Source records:
_____

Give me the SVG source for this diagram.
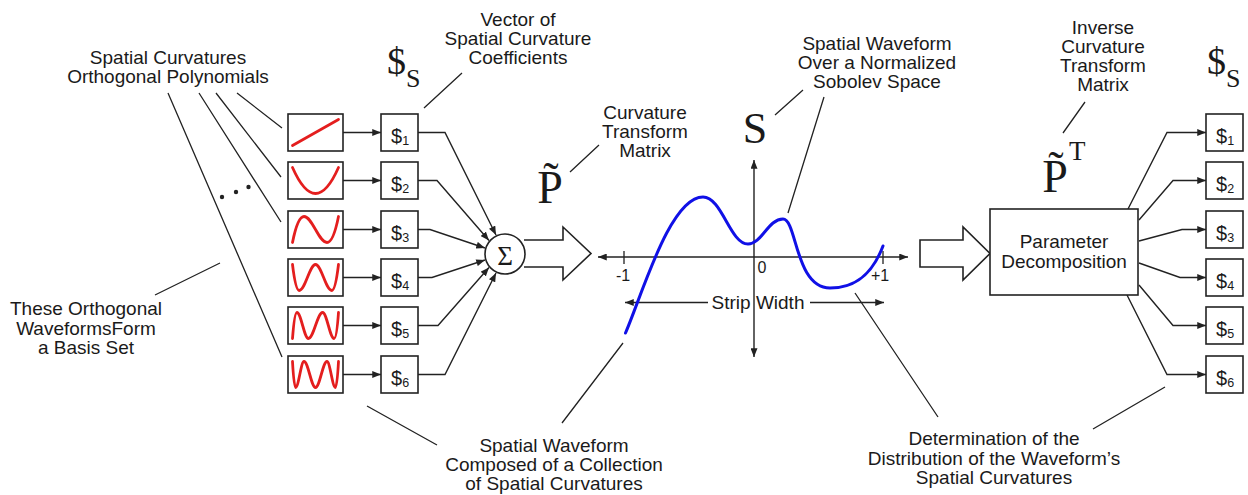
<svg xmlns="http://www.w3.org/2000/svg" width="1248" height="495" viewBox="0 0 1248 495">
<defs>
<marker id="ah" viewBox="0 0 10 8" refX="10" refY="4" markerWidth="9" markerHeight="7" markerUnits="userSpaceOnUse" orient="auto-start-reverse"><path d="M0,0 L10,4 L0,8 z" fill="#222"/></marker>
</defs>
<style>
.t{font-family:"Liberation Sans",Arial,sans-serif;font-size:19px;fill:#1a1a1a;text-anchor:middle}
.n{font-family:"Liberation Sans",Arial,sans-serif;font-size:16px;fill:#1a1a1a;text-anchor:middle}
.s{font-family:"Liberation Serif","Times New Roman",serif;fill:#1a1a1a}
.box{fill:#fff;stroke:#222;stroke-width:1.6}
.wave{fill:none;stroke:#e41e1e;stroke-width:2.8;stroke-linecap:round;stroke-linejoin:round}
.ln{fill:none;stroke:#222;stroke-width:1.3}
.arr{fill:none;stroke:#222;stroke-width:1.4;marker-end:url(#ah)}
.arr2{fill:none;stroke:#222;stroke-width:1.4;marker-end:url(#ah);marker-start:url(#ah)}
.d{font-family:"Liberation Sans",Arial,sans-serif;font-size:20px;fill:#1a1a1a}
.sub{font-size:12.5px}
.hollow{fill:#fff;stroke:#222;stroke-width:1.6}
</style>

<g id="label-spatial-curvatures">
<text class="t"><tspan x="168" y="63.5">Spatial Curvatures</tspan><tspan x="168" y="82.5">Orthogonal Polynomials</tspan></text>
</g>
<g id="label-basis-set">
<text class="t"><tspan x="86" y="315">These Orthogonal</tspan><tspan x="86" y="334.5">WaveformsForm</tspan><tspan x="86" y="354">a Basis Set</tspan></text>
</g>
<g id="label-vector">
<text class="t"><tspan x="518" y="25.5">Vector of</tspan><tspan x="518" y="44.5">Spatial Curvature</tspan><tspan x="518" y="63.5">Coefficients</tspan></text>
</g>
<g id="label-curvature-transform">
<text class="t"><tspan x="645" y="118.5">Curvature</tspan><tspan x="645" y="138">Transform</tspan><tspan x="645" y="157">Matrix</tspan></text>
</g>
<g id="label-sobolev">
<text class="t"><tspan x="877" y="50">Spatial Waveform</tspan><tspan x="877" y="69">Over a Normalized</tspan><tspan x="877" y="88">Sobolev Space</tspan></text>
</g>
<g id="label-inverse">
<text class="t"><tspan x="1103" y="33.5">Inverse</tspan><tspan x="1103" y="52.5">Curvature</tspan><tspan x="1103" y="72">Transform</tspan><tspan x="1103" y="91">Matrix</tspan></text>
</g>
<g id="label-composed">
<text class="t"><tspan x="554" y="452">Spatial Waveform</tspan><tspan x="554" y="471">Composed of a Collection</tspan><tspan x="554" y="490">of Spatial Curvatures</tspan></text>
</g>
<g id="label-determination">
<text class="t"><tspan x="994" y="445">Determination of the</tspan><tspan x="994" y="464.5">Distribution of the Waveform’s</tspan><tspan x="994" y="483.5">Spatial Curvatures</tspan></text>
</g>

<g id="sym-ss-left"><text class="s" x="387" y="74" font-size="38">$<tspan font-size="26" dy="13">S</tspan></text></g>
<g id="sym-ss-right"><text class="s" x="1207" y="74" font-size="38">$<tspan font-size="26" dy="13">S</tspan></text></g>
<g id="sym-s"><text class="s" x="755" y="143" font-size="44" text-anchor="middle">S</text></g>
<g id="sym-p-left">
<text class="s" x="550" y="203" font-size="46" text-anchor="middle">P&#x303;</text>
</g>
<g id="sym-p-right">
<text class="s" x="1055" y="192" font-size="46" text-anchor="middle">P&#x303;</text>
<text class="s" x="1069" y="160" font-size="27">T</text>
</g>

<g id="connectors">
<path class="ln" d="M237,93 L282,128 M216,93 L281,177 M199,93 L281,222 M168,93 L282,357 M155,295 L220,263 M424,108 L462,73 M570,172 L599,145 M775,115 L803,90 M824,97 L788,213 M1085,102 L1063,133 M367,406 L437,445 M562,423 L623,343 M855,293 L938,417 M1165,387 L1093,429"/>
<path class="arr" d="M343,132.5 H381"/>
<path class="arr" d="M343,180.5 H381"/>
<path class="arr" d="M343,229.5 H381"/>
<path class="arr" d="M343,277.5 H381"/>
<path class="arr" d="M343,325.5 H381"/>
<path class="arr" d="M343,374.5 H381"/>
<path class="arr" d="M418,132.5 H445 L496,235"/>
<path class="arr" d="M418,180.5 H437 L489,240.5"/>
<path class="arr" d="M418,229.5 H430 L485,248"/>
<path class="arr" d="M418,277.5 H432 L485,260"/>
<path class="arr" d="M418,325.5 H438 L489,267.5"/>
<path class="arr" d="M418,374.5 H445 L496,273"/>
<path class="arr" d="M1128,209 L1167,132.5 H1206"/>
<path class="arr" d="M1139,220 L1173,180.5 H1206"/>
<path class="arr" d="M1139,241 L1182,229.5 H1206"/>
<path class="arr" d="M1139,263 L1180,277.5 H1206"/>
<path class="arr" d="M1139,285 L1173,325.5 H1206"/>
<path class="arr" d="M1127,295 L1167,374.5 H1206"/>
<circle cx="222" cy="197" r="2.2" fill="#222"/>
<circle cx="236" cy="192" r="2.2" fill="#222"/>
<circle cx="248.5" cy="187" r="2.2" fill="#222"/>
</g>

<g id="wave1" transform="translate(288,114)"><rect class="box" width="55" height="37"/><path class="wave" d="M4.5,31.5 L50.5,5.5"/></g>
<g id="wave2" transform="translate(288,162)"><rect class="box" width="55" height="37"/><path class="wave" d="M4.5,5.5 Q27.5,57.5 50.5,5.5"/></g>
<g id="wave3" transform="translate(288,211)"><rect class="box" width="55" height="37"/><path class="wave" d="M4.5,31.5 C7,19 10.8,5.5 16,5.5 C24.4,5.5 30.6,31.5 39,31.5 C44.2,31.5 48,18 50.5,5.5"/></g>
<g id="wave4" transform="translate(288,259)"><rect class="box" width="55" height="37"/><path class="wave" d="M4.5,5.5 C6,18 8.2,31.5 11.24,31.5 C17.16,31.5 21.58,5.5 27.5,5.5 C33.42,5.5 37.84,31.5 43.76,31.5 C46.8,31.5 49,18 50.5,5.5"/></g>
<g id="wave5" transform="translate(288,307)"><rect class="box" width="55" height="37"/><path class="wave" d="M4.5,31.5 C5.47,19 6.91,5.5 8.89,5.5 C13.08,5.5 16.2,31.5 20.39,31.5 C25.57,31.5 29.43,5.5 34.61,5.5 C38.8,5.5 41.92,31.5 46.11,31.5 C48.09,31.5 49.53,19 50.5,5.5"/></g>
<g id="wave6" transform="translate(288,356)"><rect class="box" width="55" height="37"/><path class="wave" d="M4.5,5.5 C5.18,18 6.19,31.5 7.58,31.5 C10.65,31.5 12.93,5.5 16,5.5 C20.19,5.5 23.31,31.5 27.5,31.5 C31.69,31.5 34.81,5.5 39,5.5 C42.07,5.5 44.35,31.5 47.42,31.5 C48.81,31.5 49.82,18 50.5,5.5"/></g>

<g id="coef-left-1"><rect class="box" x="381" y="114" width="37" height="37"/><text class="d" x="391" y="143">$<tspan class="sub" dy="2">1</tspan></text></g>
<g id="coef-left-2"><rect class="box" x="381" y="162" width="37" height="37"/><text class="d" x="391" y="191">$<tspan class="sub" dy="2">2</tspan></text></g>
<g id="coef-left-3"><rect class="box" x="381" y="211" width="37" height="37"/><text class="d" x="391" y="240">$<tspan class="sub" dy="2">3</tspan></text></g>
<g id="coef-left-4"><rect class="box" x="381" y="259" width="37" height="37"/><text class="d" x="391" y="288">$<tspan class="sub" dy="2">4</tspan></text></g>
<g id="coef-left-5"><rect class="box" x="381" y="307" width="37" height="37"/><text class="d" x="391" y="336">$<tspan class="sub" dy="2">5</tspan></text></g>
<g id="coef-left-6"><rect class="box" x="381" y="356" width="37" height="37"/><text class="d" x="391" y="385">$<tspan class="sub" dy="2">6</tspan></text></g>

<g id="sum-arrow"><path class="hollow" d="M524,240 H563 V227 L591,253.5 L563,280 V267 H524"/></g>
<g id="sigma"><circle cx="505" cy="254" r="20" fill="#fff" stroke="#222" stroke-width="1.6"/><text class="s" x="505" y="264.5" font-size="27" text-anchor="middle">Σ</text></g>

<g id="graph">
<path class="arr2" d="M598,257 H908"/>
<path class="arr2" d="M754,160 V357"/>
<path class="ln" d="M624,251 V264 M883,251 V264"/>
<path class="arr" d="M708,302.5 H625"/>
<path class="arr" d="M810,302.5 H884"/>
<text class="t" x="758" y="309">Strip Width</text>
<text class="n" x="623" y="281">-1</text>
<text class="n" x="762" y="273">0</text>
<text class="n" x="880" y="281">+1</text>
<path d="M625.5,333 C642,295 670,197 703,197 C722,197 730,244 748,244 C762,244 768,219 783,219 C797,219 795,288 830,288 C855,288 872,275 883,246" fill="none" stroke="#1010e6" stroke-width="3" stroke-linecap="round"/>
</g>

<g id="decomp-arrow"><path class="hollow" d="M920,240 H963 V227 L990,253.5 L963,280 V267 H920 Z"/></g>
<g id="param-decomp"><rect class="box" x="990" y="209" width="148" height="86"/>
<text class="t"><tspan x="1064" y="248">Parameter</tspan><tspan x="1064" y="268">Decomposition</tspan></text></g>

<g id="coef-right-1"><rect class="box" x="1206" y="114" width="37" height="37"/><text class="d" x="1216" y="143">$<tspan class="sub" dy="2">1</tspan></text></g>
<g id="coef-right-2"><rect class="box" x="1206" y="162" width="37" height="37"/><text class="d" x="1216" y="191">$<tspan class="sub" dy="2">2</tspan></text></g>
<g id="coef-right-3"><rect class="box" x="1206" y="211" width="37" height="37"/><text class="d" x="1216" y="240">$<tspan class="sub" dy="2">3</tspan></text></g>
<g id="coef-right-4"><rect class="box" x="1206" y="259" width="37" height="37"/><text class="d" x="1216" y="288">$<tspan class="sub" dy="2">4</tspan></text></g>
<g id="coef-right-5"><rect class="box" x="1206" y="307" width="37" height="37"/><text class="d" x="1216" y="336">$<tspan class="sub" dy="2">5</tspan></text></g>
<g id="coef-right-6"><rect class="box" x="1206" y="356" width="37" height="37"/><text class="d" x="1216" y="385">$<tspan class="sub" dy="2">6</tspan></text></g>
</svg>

_____

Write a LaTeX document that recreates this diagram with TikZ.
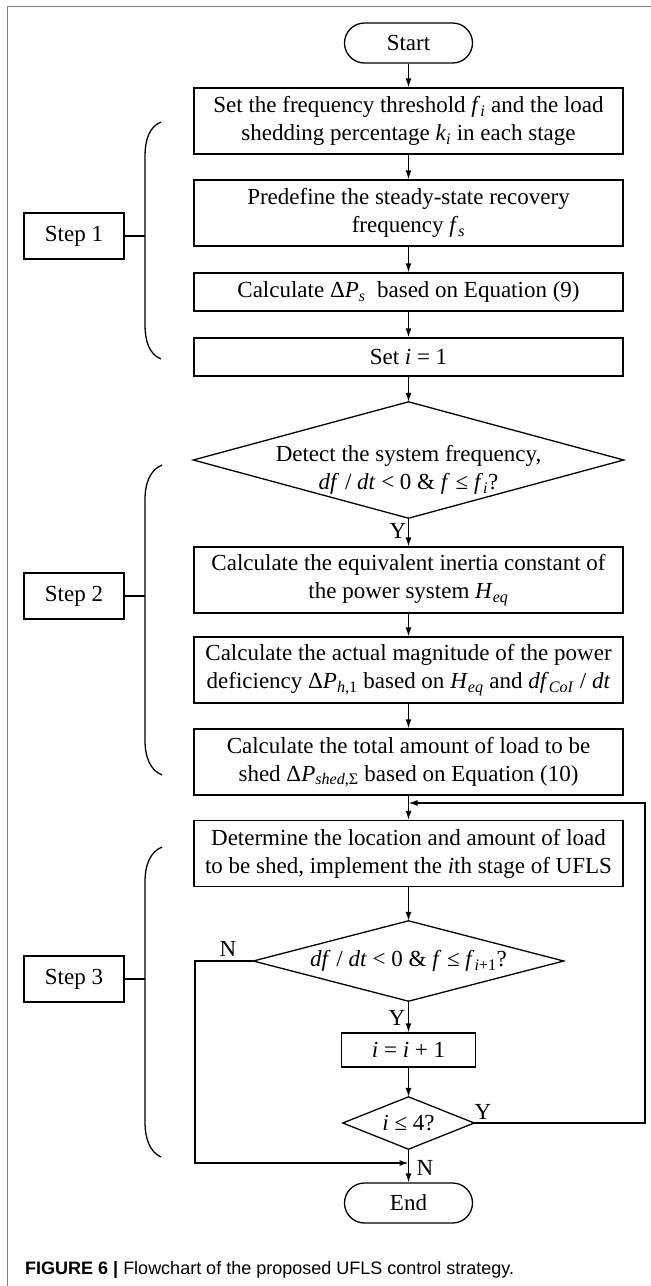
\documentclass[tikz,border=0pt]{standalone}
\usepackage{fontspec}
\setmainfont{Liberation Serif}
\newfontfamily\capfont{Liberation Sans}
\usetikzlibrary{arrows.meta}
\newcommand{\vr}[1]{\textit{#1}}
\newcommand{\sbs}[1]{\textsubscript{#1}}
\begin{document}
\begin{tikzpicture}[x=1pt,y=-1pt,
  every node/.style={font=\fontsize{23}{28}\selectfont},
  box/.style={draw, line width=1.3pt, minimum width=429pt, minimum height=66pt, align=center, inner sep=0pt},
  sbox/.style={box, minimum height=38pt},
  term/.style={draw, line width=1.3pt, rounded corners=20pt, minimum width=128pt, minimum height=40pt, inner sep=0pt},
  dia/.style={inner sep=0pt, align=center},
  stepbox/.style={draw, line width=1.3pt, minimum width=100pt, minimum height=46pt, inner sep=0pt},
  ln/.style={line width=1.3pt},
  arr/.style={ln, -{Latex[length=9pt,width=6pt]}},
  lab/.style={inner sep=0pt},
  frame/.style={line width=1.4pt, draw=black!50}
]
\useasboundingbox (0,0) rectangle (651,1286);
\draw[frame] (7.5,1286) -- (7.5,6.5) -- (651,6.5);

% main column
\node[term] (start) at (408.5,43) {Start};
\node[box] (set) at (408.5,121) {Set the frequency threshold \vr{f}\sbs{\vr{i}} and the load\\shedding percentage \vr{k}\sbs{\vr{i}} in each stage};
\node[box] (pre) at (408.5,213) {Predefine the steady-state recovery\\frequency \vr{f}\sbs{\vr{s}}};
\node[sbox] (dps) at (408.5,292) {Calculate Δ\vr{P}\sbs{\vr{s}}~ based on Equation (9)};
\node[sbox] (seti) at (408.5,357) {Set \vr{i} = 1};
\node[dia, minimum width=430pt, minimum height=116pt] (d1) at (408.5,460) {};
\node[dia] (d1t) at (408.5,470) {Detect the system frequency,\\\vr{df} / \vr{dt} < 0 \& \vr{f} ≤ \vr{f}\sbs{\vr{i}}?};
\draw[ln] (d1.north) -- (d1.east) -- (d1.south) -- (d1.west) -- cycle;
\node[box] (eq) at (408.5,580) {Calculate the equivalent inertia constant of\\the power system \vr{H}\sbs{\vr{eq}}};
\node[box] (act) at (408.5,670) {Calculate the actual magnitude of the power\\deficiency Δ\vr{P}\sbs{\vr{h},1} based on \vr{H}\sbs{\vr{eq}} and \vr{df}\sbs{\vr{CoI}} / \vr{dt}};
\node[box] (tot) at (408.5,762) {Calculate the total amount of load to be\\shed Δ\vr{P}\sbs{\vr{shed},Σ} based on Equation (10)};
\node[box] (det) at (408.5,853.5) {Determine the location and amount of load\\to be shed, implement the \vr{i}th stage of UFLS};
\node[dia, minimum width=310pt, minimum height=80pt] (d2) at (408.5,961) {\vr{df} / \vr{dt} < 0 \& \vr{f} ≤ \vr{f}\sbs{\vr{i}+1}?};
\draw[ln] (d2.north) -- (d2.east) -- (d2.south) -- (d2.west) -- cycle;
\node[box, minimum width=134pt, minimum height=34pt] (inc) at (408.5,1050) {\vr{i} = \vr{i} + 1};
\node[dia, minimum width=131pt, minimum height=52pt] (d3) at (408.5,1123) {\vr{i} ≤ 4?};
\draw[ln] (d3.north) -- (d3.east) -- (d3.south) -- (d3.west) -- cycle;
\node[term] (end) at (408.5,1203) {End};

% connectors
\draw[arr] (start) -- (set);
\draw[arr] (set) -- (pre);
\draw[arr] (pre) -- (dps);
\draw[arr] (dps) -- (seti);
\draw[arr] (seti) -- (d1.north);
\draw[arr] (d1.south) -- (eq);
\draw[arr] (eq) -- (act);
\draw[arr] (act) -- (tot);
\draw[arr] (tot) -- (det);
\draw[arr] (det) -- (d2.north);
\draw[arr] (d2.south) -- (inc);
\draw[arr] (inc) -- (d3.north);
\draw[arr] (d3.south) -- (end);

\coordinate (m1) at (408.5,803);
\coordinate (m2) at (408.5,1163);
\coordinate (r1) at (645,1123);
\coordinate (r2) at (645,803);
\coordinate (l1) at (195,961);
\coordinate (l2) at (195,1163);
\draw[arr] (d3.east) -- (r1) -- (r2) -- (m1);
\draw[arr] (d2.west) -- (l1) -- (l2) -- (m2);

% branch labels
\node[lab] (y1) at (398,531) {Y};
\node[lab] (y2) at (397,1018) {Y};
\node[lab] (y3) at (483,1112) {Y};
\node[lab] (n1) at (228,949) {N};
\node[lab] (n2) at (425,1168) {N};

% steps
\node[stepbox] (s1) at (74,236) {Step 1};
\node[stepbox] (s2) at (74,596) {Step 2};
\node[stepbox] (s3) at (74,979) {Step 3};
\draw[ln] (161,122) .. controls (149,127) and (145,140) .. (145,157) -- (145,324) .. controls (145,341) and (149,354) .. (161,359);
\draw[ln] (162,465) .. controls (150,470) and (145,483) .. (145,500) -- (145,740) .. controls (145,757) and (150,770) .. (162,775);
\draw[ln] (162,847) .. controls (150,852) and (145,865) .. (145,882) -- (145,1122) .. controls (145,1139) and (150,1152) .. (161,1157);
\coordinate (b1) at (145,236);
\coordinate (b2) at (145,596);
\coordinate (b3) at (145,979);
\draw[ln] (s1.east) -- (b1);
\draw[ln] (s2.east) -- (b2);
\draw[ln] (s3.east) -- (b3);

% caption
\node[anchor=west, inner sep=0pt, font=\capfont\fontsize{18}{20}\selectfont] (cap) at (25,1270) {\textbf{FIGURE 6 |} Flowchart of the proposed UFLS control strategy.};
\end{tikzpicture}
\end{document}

_____

**Exercise:** Everything from the line that contains "Write a LaTeX" down to the line that contains "(7.5,6.5) -- (651,6.5);" should be written out exactly, end lines too, minus the pictures.

**Finished task:**
Write a LaTeX document that recreates this diagram with TikZ.
\documentclass[tikz,border=0pt]{standalone}
\usepackage{fontspec}
\setmainfont{Liberation Serif}
\newfontfamily\capfont{Liberation Sans}
\usetikzlibrary{arrows.meta}
\newcommand{\vr}[1]{\textit{#1}}
\newcommand{\sbs}[1]{\textsubscript{#1}}
\begin{document}
\begin{tikzpicture}[x=1pt,y=-1pt,
  every node/.style={font=\fontsize{23}{28}\selectfont},
  box/.style={draw, line width=1.3pt, minimum width=429pt, minimum height=66pt, align=center, inner sep=0pt},
  sbox/.style={box, minimum height=38pt},
  term/.style={draw, line width=1.3pt, rounded corners=20pt, minimum width=128pt, minimum height=40pt, inner sep=0pt},
  dia/.style={inner sep=0pt, align=center},
  stepbox/.style={draw, line width=1.3pt, minimum width=100pt, minimum height=46pt, inner sep=0pt},
  ln/.style={line width=1.3pt},
  arr/.style={ln, -{Latex[length=9pt,width=6pt]}},
  lab/.style={inner sep=0pt},
  frame/.style={line width=1.4pt, draw=black!50}
]
\useasboundingbox (0,0) rectangle (651,1286);
\draw[frame] (7.5,1286) -- (7.5,6.5) -- (651,6.5);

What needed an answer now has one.